EXERCISE DIRECTIONS: Copy all of the material word for word, except for the pictures.

AVAILABLE DATA:
——————

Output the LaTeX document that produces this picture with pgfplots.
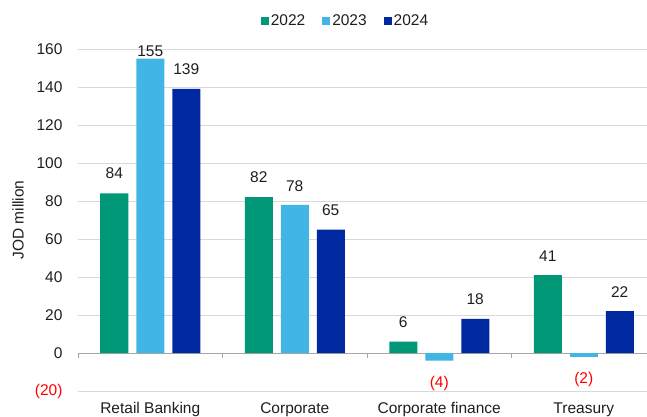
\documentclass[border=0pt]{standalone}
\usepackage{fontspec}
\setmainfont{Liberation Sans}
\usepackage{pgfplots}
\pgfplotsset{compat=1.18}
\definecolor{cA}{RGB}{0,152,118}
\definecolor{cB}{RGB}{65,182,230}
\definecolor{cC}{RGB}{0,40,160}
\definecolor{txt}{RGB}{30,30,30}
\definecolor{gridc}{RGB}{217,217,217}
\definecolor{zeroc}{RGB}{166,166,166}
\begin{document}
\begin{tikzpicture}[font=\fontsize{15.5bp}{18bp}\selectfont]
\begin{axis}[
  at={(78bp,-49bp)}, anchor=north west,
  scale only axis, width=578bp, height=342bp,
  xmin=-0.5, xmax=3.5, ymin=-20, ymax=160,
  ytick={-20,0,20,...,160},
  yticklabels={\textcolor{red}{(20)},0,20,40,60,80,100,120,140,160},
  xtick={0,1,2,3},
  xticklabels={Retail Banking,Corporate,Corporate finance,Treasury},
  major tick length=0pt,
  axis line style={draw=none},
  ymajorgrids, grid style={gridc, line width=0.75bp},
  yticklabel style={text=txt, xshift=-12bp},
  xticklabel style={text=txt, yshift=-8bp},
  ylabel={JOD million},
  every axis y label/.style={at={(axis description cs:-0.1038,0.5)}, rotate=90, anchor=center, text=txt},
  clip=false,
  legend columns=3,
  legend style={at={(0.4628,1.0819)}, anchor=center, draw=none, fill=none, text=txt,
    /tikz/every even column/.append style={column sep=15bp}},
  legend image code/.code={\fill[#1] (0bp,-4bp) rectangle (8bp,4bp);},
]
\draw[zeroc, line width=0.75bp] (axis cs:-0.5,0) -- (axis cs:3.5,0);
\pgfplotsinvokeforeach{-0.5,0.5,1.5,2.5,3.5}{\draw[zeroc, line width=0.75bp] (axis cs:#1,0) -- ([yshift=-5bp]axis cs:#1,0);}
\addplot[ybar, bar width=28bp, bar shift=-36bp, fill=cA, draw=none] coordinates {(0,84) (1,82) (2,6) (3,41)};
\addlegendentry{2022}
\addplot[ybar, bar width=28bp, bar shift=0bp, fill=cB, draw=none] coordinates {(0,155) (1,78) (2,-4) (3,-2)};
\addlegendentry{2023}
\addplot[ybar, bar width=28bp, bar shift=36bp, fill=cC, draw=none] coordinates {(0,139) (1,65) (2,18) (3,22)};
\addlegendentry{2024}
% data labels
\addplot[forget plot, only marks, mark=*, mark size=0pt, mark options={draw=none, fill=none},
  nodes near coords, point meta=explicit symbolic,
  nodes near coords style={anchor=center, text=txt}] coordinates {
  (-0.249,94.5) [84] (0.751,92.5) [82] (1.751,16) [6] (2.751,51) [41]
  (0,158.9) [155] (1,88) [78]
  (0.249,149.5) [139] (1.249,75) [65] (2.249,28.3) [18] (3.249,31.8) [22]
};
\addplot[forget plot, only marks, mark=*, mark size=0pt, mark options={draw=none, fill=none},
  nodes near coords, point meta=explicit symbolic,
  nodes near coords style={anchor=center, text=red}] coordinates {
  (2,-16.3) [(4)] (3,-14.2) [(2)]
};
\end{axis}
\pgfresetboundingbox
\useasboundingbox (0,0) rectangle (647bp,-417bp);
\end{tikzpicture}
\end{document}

——————

TASK RESULT:
Output the LaTeX document that produces this picture with pgfplots.
\documentclass[border=0pt]{standalone}
\usepackage{fontspec}
\setmainfont{Liberation Sans}
\usepackage{pgfplots}
\pgfplotsset{compat=1.18}
\definecolor{cA}{RGB}{0,152,118}
\definecolor{cB}{RGB}{65,182,230}
\definecolor{cC}{RGB}{0,40,160}
\definecolor{txt}{RGB}{30,30,30}
\definecolor{gridc}{RGB}{217,217,217}
\definecolor{zeroc}{RGB}{166,166,166}
\begin{document}
\begin{tikzpicture}[font=\fontsize{15.5bp}{18bp}\selectfont]
\begin{axis}[
  at={(78bp,-49bp)}, anchor=north west,
  scale only axis, width=578bp, height=342bp,
  xmin=-0.5, xmax=3.5, ymin=-20, ymax=160,
  ytick={-20,0,20,...,160},
  yticklabels={\textcolor{red}{(20)},0,20,40,60,80,100,120,140,160},
  xtick={0,1,2,3},
  xticklabels={Retail Banking,Corporate,Corporate finance,Treasury},
  major tick length=0pt,
  axis line style={draw=none},
  ymajorgrids, grid style={gridc, line width=0.75bp},
  yticklabel style={text=txt, xshift=-12bp},
  xticklabel style={text=txt, yshift=-8bp},
  ylabel={JOD million},
  every axis y label/.style={at={(axis description cs:-0.1038,0.5)}, rotate=90, anchor=center, text=txt},
  clip=false,
  legend columns=3,
  legend style={at={(0.4628,1.0819)}, anchor=center, draw=none, fill=none, text=txt,
    /tikz/every even column/.append style={column sep=15bp}},
  legend image code/.code={\fill[#1] (0bp,-4bp) rectangle (8bp,4bp);},
]
\draw[zeroc, line width=0.75bp] (axis cs:-0.5,0) -- (axis cs:3.5,0);
\pgfplotsinvokeforeach{-0.5,0.5,1.5,2.5,3.5}{\draw[zeroc, line width=0.75bp] (axis cs:#1,0) -- ([yshift=-5bp]axis cs:#1,0);}
\addplot[ybar, bar width=28bp, bar shift=-36bp, fill=cA, draw=none] coordinates {(0,84) (1,82) (2,6) (3,41)};
\addlegendentry{2022}
\addplot[ybar, bar width=28bp, bar shift=0bp, fill=cB, draw=none] coordinates {(0,155) (1,78) (2,-4) (3,-2)};
\addlegendentry{2023}
\addplot[ybar, bar width=28bp, bar shift=36bp, fill=cC, draw=none] coordinates {(0,139) (1,65) (2,18) (3,22)};
\addlegendentry{2024}
% data labels
\addplot[forget plot, only marks, mark=*, mark size=0pt, mark options={draw=none, fill=none},
  nodes near coords, point meta=explicit symbolic,
  nodes near coords style={anchor=center, text=txt}] coordinates {
  (-0.249,94.5) [84] (0.751,92.5) [82] (1.751,16) [6] (2.751,51) [41]
  (0,158.9) [155] (1,88) [78]
  (0.249,149.5) [139] (1.249,75) [65] (2.249,28.3) [18] (3.249,31.8) [22]
};
\addplot[forget plot, only marks, mark=*, mark size=0pt, mark options={draw=none, fill=none},
  nodes near coords, point meta=explicit symbolic,
  nodes near coords style={anchor=center, text=red}] coordinates {
  (2,-16.3) [(4)] (3,-14.2) [(2)]
};
\end{axis}
\pgfresetboundingbox
\useasboundingbox (0,0) rectangle (647bp,-417bp);
\end{tikzpicture}
\end{document}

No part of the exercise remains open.